- **AIM**
For the material that follows, return exactly the lines from the one with "What matplotlib code" through the one with "from matplotlib.patches import Rectangle", both ends included.

- **PROVIDED RECORDS**
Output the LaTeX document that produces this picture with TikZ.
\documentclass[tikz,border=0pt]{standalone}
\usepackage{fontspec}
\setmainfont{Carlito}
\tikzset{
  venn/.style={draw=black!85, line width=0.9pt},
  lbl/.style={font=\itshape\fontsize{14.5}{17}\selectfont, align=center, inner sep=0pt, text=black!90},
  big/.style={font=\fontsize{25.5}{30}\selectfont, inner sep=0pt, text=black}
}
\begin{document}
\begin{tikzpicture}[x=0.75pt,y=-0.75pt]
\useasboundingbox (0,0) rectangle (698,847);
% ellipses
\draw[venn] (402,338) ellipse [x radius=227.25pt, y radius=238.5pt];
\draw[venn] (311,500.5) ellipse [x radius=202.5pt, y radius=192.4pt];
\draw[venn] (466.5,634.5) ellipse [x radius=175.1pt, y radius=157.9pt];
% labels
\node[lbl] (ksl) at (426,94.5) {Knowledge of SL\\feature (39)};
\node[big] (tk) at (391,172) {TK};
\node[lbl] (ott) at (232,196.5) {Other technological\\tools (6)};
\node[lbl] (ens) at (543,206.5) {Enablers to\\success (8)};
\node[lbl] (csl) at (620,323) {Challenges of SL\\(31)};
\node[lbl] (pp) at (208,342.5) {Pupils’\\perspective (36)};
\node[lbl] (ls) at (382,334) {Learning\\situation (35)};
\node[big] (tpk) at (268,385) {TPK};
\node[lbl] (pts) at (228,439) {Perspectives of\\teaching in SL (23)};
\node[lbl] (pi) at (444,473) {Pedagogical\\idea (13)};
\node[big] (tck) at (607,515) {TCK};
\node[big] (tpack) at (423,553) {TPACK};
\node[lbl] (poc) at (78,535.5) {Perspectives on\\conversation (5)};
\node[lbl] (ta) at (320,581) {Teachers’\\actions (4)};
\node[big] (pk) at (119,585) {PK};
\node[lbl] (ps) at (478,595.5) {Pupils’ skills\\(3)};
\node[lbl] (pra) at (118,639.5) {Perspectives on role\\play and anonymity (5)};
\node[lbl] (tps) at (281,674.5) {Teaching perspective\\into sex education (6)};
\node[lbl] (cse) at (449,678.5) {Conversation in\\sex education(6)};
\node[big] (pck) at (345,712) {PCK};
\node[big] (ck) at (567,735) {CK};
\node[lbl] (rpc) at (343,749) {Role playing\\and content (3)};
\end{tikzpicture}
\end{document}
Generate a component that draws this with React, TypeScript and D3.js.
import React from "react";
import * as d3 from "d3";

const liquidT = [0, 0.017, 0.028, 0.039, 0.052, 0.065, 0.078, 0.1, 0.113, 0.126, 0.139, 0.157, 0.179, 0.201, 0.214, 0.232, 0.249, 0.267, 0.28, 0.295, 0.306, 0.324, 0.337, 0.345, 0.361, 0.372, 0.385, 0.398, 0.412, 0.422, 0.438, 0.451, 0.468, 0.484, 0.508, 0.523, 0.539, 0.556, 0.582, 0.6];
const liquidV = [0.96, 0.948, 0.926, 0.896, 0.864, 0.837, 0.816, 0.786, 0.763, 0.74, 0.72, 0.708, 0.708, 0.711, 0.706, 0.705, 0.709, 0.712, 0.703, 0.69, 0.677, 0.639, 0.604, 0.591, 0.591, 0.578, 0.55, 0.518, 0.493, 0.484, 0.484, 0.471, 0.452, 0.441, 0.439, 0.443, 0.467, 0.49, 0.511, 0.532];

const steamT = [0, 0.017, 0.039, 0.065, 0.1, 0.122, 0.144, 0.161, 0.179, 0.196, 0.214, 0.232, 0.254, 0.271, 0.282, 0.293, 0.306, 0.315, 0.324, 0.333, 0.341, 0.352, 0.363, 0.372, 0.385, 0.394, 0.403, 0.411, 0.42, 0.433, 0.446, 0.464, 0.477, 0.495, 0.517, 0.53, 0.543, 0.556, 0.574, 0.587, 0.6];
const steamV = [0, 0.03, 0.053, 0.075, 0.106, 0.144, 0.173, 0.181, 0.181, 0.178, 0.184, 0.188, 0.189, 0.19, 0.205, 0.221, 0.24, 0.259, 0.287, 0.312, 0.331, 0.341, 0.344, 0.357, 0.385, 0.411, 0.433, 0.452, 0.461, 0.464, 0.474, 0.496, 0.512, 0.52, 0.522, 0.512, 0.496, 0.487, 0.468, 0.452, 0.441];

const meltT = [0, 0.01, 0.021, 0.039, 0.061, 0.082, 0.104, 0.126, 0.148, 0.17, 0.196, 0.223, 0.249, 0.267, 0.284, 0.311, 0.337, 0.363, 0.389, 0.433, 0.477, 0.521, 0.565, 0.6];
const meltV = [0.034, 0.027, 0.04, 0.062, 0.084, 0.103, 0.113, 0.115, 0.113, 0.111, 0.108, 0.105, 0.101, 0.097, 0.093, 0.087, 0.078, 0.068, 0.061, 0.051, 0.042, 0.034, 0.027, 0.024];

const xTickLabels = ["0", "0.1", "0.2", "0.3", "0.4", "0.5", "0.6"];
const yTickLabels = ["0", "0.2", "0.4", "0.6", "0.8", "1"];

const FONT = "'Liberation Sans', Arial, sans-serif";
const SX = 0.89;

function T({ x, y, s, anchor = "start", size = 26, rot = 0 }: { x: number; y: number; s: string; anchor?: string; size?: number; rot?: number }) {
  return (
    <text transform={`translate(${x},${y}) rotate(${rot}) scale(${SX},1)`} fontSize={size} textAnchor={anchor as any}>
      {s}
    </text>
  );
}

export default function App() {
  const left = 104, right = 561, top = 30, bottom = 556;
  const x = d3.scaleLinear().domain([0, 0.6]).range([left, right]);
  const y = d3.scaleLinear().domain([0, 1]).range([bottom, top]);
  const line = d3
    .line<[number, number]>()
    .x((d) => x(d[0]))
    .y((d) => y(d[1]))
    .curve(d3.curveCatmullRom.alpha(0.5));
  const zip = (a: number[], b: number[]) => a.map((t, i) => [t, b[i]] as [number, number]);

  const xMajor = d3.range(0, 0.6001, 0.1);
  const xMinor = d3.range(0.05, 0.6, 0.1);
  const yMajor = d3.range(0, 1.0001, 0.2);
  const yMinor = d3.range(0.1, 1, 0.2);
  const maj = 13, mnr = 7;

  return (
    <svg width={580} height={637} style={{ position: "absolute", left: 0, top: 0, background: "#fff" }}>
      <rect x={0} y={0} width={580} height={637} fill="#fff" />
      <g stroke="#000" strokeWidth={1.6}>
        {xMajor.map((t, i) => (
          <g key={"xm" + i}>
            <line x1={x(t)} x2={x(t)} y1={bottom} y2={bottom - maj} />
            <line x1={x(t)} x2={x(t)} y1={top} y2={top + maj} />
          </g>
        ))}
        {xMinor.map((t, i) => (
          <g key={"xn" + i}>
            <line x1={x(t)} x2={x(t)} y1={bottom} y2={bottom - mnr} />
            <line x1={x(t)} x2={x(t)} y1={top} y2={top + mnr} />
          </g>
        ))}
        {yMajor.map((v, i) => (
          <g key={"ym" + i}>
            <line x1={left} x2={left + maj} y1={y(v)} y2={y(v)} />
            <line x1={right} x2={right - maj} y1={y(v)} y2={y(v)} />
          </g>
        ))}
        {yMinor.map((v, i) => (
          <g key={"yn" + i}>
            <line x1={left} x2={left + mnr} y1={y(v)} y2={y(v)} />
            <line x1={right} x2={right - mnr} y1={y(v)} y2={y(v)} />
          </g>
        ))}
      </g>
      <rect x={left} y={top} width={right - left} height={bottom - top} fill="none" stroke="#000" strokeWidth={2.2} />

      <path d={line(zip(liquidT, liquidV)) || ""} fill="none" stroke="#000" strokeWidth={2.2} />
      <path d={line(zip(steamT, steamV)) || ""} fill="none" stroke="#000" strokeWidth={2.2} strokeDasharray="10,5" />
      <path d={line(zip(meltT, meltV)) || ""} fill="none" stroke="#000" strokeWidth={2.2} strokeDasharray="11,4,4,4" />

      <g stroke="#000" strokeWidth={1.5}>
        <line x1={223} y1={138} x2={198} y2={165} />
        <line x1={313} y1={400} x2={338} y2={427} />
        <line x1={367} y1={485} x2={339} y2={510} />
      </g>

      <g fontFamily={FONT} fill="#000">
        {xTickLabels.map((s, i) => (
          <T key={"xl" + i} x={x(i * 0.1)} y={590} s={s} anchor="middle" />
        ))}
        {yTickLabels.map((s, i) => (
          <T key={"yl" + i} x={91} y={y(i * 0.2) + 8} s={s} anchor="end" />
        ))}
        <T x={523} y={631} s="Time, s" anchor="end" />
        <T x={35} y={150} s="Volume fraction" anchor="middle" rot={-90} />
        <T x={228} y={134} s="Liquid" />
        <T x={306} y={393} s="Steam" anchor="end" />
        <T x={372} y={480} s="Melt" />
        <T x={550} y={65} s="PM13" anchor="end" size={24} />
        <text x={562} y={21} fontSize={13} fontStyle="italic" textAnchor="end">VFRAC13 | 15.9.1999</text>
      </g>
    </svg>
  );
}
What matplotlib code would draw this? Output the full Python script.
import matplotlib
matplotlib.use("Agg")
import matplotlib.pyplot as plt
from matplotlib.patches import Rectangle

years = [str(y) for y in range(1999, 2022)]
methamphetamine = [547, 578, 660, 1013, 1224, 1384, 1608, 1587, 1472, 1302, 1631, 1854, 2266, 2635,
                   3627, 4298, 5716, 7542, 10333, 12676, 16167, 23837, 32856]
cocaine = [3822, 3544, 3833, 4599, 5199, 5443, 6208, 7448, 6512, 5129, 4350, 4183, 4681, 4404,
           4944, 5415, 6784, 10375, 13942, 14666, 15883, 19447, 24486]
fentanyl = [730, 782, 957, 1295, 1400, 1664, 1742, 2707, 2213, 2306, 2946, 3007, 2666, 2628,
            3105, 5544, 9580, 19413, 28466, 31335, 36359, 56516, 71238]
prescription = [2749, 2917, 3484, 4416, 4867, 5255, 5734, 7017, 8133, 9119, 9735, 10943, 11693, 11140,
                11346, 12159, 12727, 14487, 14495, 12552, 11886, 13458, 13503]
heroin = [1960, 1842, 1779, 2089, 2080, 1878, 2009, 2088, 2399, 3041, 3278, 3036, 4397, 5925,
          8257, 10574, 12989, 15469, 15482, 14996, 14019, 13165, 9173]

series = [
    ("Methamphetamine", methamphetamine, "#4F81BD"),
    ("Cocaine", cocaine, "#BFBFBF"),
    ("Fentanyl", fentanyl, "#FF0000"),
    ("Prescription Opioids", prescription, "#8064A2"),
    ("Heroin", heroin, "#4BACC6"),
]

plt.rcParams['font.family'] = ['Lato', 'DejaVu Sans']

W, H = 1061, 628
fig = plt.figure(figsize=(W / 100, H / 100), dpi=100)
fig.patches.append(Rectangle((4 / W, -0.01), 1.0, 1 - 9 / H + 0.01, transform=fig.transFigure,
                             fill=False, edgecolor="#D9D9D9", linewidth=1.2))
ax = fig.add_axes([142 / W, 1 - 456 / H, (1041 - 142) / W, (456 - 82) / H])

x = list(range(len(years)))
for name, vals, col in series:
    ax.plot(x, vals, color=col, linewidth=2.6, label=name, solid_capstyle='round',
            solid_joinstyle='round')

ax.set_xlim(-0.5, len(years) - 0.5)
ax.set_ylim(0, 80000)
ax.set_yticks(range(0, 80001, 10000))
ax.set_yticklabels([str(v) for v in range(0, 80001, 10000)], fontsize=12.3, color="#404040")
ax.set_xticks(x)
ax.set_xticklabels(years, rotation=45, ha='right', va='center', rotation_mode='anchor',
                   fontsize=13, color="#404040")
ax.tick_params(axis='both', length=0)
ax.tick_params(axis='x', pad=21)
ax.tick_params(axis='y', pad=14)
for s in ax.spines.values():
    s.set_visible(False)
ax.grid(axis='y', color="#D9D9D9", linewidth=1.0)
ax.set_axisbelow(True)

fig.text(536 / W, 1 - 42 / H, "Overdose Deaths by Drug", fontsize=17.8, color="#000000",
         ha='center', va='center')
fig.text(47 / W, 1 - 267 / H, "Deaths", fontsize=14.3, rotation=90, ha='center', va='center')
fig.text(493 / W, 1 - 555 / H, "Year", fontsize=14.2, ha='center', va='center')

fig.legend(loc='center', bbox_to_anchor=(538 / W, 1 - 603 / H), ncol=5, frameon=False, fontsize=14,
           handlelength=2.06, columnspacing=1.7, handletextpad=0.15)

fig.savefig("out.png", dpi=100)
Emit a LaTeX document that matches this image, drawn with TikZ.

- **OUTPUT OF THE EXERCISE**
What matplotlib code would draw this? Output the full Python script.
import matplotlib
matplotlib.use("Agg")
import matplotlib.pyplot as plt
from matplotlib.patches import Rectangle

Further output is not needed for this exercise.